The advantage of piecemeal immigration reform is it gives Republicans no cover in dealing with the issues that anger Latinos. It forces them to face up squarely to issues like deportation and amnesty.
It’s a vexing question, but I am siding more now with accepting the piecemeal approach, mostly due to the disappointment over the last comprehensive proposal that GWB (who is still by far the most progressive President regarding immigration, ever, even if Pres. Obama is a close second) pushed. The hold up there was a temporary work permit and the Democrats in congress refused to support the bill because of it, losing a decade in the process. In retrospect, it would have been much better to get a foot in the door and fix the injustices later from a better organizing standpoint than trying to parse a strategy game of keeping coalitions together.
Once skilled workers are let in, it will be only a matter of time before the mostly GOP employers of less skilled immigrant labor in agriculture, food, etc. push for the same benefits.
The problem is not that the US doesn’t have produce enough STEM students, and needs to import more.
It’s that we produce too many lawyers and MBAs and need to EXPORT more.
To China, Antarctica, Easter Island, it doesn’t really matter where.
This is a pernicious myth propogated by tech companies used to justify suppressing wages by expanding H-1B even while thousands of American tech workers are unemployed because of the downturn.
Plus sneering at the kids for being lazy and playing video games is just so Boomer.
And not the fun kind.
How many people have gone into math of computing fields because of video games?
This grumpy old Texan could reluctantly stand hitched for the sort of selective admissions you mention. I doubt if garden-variety Mexican-American politicos or the catholic hierarchy would be supportive. They want numbers, constituents and parishioners and seem to me to have little regard for U.S. laws.
I have given up my knee-jerk objection to the Mexican invasion. Santa Ana is getting his revenge. What the general failed to achieve by fighting his decendents are accomplishing by fucking.
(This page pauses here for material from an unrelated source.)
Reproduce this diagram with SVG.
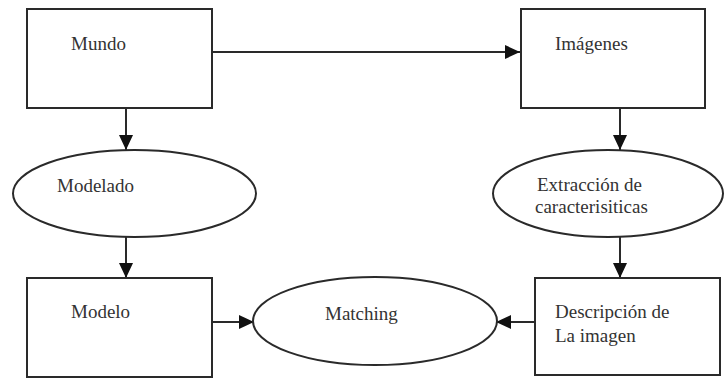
<svg xmlns="http://www.w3.org/2000/svg" width="724" height="378" viewBox="0 0 724 378">
<style>
.n{fill:#fff;stroke:#2a2a2a;stroke-width:2}
.t{font-family:"Liberation Serif","Times New Roman",serif;font-size:19px;fill:#333}
.c{stroke:#2a2a2a;stroke-width:2;fill:none}
</style>
<defs>
<marker id="a" markerUnits="userSpaceOnUse" markerWidth="16" markerHeight="14" refX="15" refY="7" orient="auto">
<path d="M0,0 L15,7 L0,14 Z" fill="#111"/>
</marker>
</defs>
<rect width="724" height="378" fill="#fff"/>
<g id="connectors">
<line class="c" x1="212" y1="52" x2="520" y2="52" marker-end="url(#a)"/>
<line class="c" x1="126" y1="108" x2="126" y2="150" marker-end="url(#a)"/>
<line class="c" x1="126" y1="237" x2="126" y2="278" marker-end="url(#a)"/>
<line class="c" x1="620" y1="108" x2="620" y2="150" marker-end="url(#a)"/>
<line class="c" x1="620" y1="237" x2="620" y2="278" marker-end="url(#a)"/>
<line class="c" x1="212" y1="322" x2="254" y2="322" marker-end="url(#a)"/>
<line class="c" x1="535" y1="322" x2="496" y2="322" marker-end="url(#a)"/>
</g>
<g id="mundo">
<rect class="n" x="27" y="9" width="185" height="99"/>
<text class="t" x="71" y="50">Mundo</text>
</g>
<g id="imagenes">
<rect class="n" x="521" y="9" width="184" height="99"/>
<text class="t" x="555" y="50">Imágenes</text>
</g>
<g id="modelado">
<ellipse class="n" cx="134.5" cy="193.5" rx="121.5" ry="43.5"/>
<text class="t" x="57" y="192">Modelado</text>
</g>
<g id="extraccion">
<ellipse class="n" cx="608" cy="193.5" rx="115" ry="43.5"/>
<text class="t" x="537" y="191">Extracción de</text>
<text class="t" x="535" y="213">caracterisiticas</text>
</g>
<g id="modelo">
<rect class="n" x="27" y="278" width="185" height="99"/>
<text class="t" x="71" y="318">Modelo</text>
</g>
<g id="matching">
<ellipse class="n" cx="375" cy="321" rx="122" ry="44"/>
<text class="t" x="325" y="320">Matching</text>
</g>
<g id="descripcion">
<rect class="n" x="535" y="278" width="185" height="97"/>
<text class="t" x="555" y="318">Descripción de</text>
<text class="t" x="555" y="342">La imagen</text>
</g>
</svg>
I do wish that the newcomers showed more interest in becoming Americans rather than just residents. And I wish the best and brightest would stay home and work to salvage their own benighted country.
I’m sure the residents of San Antonio del Bexar wished that Davy Crockett and the boys would show more interest in becoming Mexicans and learning Spanish.
must be to go big on this issue with the idea that immigration reform to Hispanics may be to African Americans what Civil Rights Reform is.
The GOP is not going to want to fight this issue.
Hit them hard: this part of the base has every right to expect nothing less.
Not sure if piecemeal is the way to go or not, but I will say “no” if they say, “Secure the border bill first, then your bills.”
Either way, there is a lot of outright hostility to immigration on the progressive side due to non-existent wage pressure that only exists in high unemployment situations, and it kind of saddens me. Want to fix SS? Screw raising the cap, we need a younger workforce and for the boomers to retire. If anything, higher immigration and a lower retirement age is the way to go to both increasing wages and ensuring we don’t need to cut Social Security.
Then again, unlike my fake-free-trade Republicans, I actually believe in free-trade all of the way. That means taxing negative externalities like CO2 with a carbon tax, having true free movement of labor with lax immigration policies, and true free trade that doesn’t involve favoring one industry over the other like NAFTA or other free trade agreements do. Also, as Dean Baker suggests, want premium support? Fine. Allow people to travel to other countries to get medical care on the US’ credit card.
I say do it all at once, get 11 million people out of the shadows and into the workforce and on the tax roll. The Latino community expecting true reform, not one piece at a time.